Wed, 30 Aug 1995

A game called peace

Washington is working on a new peace plan for Bosnia Herzegovina. However, it has yet to respond concretely to Monday's brutal Serbian attack on Sarajevo streets in which 37 innocent people were killed. A gesture of anger from the U.S., which claims to be a tough supporter of human rights, is to be expected.

The world surely wants to hear that the attack has taught a lesson to the West, which now may have found the motivation to push the Serbs to accept the plan. Many will also want to know what the West will do if the plan fails this time, as it did last year.

The aggression and brutality on the part of the Bosnian Serbs cannot be ended without first achieving a comprehensive peace in the former Yugoslavia. But the absence of any reaction -- like past inaction -- might lead observers to believe that the U.S. is trying to free itself of the burden by letting the Moslem- dominated country slowly bleed to death, absolving the superpower of any moral responsibility.

Such a conclusion finds support in the casual stance of the U.S. and its Western allies vis a vis the Bosnian Serbs' ethnic cleansing campaign in Srebrenica and Zepa, the two towns seized from the Bosnian government.

This inaction was followed by rumors that Washington had included Gorazde, a city of 65,000 people, on the list of cities which Bosnia would be asked to surrender to the Serbs. Such an act would legitimize the Serbs' ethnic cleansing operations and clear the way to Sarajevo for the aggressors.

Now, reports have it that the U.S. is serious in its effort to persuade all warring parties to take part in the planned peace talks, in which a new map of the region would be drawn. If news obtained from diplomatic circles in Europe is to be trusted, the map will allow the Serbs to keep Srebrenica and Zepa, which are designated Moslem areas on the international peace map. In addition, a narrow strip of Serb-held land known as the Brcko corridor would be widened, giving even greater security to the Bosnian Serbs.
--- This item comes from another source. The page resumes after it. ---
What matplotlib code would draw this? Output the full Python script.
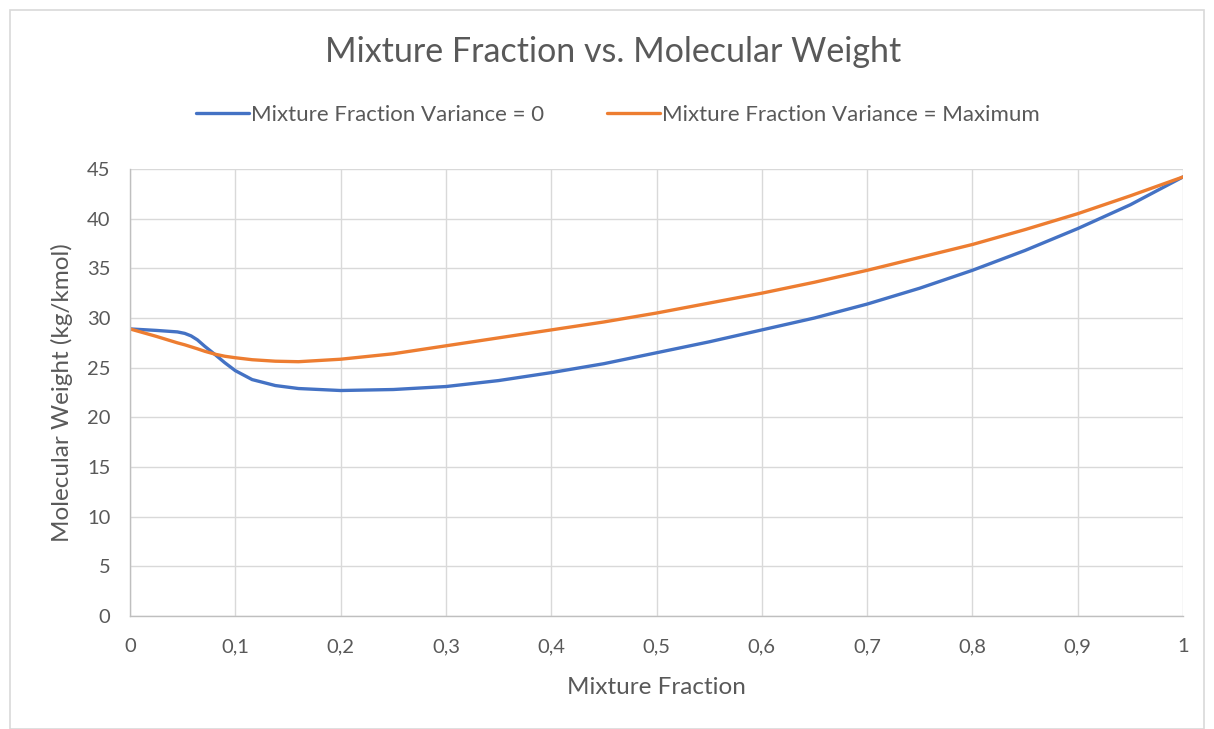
import matplotlib
matplotlib.use('Agg')
import matplotlib.pyplot as plt
import matplotlib.ticker as mtick
from matplotlib.patches import Rectangle

# mixture fraction (x) and molecular weight (kg/kmol)
mix_frac = [0, 0.025, 0.045, 0.052, 0.058, 0.064, 0.071, 0.081, 0.09, 0.1, 0.116, 0.138, 0.16, 0.2, 0.25,
            0.3, 0.35, 0.4, 0.45, 0.5, 0.55, 0.6, 0.65, 0.7, 0.75, 0.8, 0.85, 0.9, 0.95, 1.0]
mw_var0 = [28.9, 28.75, 28.6, 28.45, 28.2, 27.8, 27.15, 26.3, 25.5, 24.7, 23.8, 23.2, 22.9, 22.7, 22.8,
           23.1, 23.7, 24.5, 25.4, 26.5, 27.6, 28.8, 30.0, 31.4, 33.0, 34.8, 36.8, 39.0, 41.4, 44.2]
mw_varmax = [28.9, 28.15, 27.5, 27.3, 27.1, 26.9, 26.65, 26.35, 26.15, 26.0, 25.8, 25.65, 25.6, 25.85, 26.4,
             27.2, 28.0, 28.8, 29.6, 30.5, 31.5, 32.5, 33.6, 34.8, 36.1, 37.4, 38.9, 40.5, 42.3, 44.2]

labels = ['Mixture Fraction Variance = 0', 'Mixture Fraction Variance = Maximum']
x_ticks = [0, 0.1, 0.2, 0.3, 0.4, 0.5, 0.6, 0.7, 0.8, 0.9, 1.0]
y_ticks = [0, 5, 10, 15, 20, 25, 30, 35, 40, 45]

plt.rcParams['font.family'] = ['Lato', 'DejaVu Sans']
txt = '#595959'

W, H = 1214, 729
fig = plt.figure(figsize=(W / 100, H / 100), dpi=100)
# plot area in pixels: left 130, right 1183, top 169, bottom 616
ax = fig.add_axes([130 / W, 1 - 616 / H, (1183 - 130) / W, (616 - 169) / H])

# chart border like excel
fig.patches.append(Rectangle((10 / W, 0.0), 1194 / W, 1 - 10 / H, transform=fig.transFigure,
                             fill=False, ec='#d9d9d9', lw=1.2))

l1, = ax.plot(mix_frac, mw_var0, color='#4472C4', lw=2.4, solid_capstyle='round')
l2, = ax.plot(mix_frac, mw_varmax, color='#ED7D31', lw=2.4, solid_capstyle='round')

ax.set_xlim(0, 1)
ax.set_ylim(0, 45)
ax.set_xticks(x_ticks)
ax.set_yticks(y_ticks)
ax.xaxis.set_major_formatter(mtick.FuncFormatter(lambda v, p: ('%g' % v).replace('.', ',')))
ax.grid(True, color='#d9d9d9', lw=1.0)
ax.set_axisbelow(True)
for s in ['top', 'right']:
    ax.spines[s].set_visible(False)
for s in ['left', 'bottom']:
    ax.spines[s].set_color('#bfbfbf')
    ax.spines[s].set_linewidth(1.0)
ax.tick_params(length=0, colors=txt, labelsize=14.5)
ax.tick_params(axis='x', pad=16)
ax.tick_params(axis='y', pad=14)

ax.set_xlabel('Mixture Fraction', fontsize=17.5, color=txt, labelpad=16)
ax.set_ylabel('Molecular Weight (kg/kmol)', fontsize=17.5, color=txt, labelpad=10)

fig.text(613 / W, 1 - 52 / H, 'Mixture Fraction vs. Molecular Weight', ha='center', va='center',
         fontsize=24.5, color=txt)

fig.legend([l1, l2], labels, loc='center', bbox_to_anchor=(618 / W, 1 - 115 / H), ncol=2,
           frameon=False, fontsize=16, labelcolor=txt, handlelength=2.4, handletextpad=0.1,
           columnspacing=2.8)

fig.savefig('out.png', dpi=100)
In return, the Bosnian government would get more land around Sarajevo to make the capital more secure. The city would be under continuous UN protection. Last year the Serbs, who have occupied 70 percent of all Bosnian land, rejected an almost identical proposal.

The U.S. game seems to be clear. It was waiting until more and more Bosnian government towns fell into the hands of the Serbs so that the map would be more acceptable to the aggressors. At the same time the Bosnian government would be outmaneuvered and forced deeper and deeper into the corner until it would be forced to accept the bitter humiliation which Washington calls peace.

What Washington is likely to see, however, is a Bosnian refusal to trade land for peace, because the leaders in Sarajevo have been fighting tooth and nail for every inch of their land and dignity. This will mean that President Bill Clinton will have to give in to the House of Representatives, which has pushed for the lifting of the arms embargo against Bosnia.

The West will have no sense of guilt after giving all the opportunities to the land-hungry Serbs. They will allow the Serbs to conquer more and more strongholds on the way to creating a Greater Serbia. For both the Serbs and the West, though, this is nothing but a show of their colonial mentalities.